- **What the task asks**: Work out how many lines of the data hold the string "Generate", and reply with that number alone.

** begin Record list **

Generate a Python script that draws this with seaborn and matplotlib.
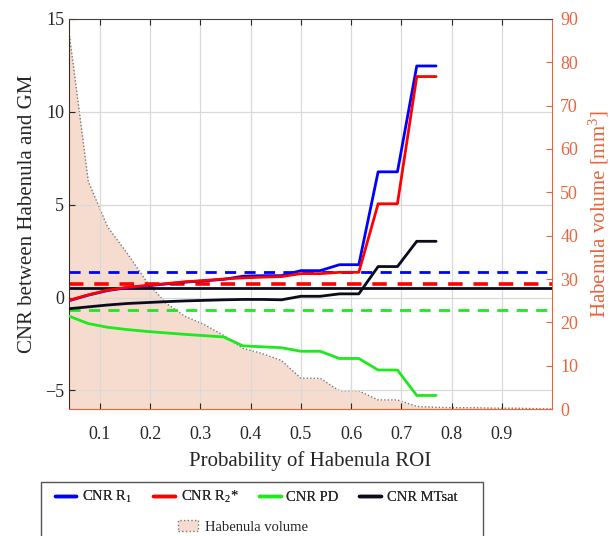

** end Record list **
** begin Record list **

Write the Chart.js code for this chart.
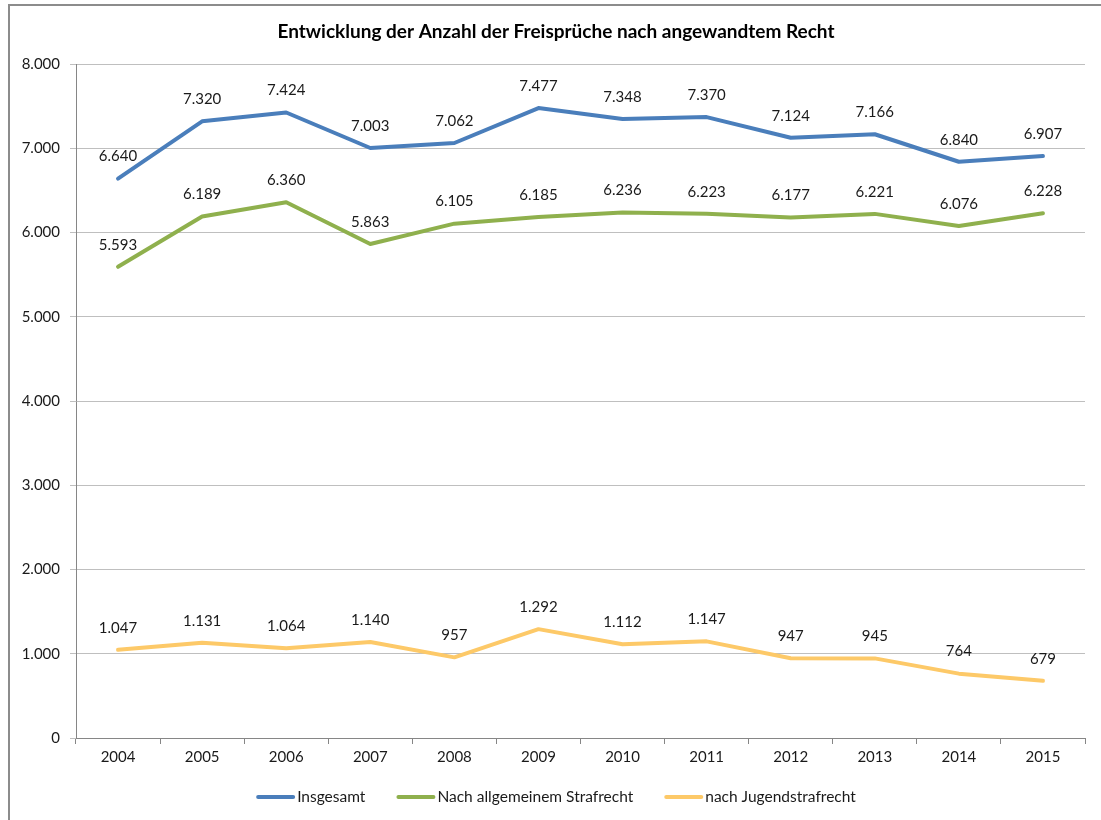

** end Record list **
** begin Record list **

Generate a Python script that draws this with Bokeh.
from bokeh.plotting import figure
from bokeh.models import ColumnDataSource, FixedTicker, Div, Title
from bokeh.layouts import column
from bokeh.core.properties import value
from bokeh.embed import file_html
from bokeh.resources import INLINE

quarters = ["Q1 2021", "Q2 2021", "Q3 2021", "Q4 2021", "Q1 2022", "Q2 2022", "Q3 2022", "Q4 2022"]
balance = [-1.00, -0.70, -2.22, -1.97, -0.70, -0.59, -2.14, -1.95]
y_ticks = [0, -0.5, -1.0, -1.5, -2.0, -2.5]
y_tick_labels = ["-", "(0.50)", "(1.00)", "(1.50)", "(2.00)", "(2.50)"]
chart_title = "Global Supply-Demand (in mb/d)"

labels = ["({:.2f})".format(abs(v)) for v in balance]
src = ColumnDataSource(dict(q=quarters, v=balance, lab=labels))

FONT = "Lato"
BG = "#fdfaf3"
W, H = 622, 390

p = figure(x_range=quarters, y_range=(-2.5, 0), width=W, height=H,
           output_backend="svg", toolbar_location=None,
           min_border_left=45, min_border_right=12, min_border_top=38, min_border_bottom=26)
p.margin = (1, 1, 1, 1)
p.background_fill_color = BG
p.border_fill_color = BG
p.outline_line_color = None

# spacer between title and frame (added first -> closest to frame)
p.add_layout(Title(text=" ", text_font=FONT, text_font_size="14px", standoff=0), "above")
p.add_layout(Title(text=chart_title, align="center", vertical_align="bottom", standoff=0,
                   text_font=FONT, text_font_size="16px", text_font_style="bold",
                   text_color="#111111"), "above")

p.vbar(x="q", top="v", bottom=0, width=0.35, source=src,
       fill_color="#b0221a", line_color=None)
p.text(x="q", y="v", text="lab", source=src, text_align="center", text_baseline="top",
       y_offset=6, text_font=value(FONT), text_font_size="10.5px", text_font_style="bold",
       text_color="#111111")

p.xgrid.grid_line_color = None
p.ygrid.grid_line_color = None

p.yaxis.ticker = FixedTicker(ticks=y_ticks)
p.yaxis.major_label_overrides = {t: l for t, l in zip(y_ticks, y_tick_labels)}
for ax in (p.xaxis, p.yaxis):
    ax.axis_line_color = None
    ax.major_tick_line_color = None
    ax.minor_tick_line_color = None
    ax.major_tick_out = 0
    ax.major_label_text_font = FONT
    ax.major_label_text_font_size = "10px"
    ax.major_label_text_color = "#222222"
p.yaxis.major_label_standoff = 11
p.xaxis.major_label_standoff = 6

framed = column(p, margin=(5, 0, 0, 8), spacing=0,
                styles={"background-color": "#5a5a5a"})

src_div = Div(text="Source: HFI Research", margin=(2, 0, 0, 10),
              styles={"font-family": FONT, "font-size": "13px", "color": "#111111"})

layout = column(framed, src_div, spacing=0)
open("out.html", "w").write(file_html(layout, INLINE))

** end Record list **

- **Answer for this exercise**: 2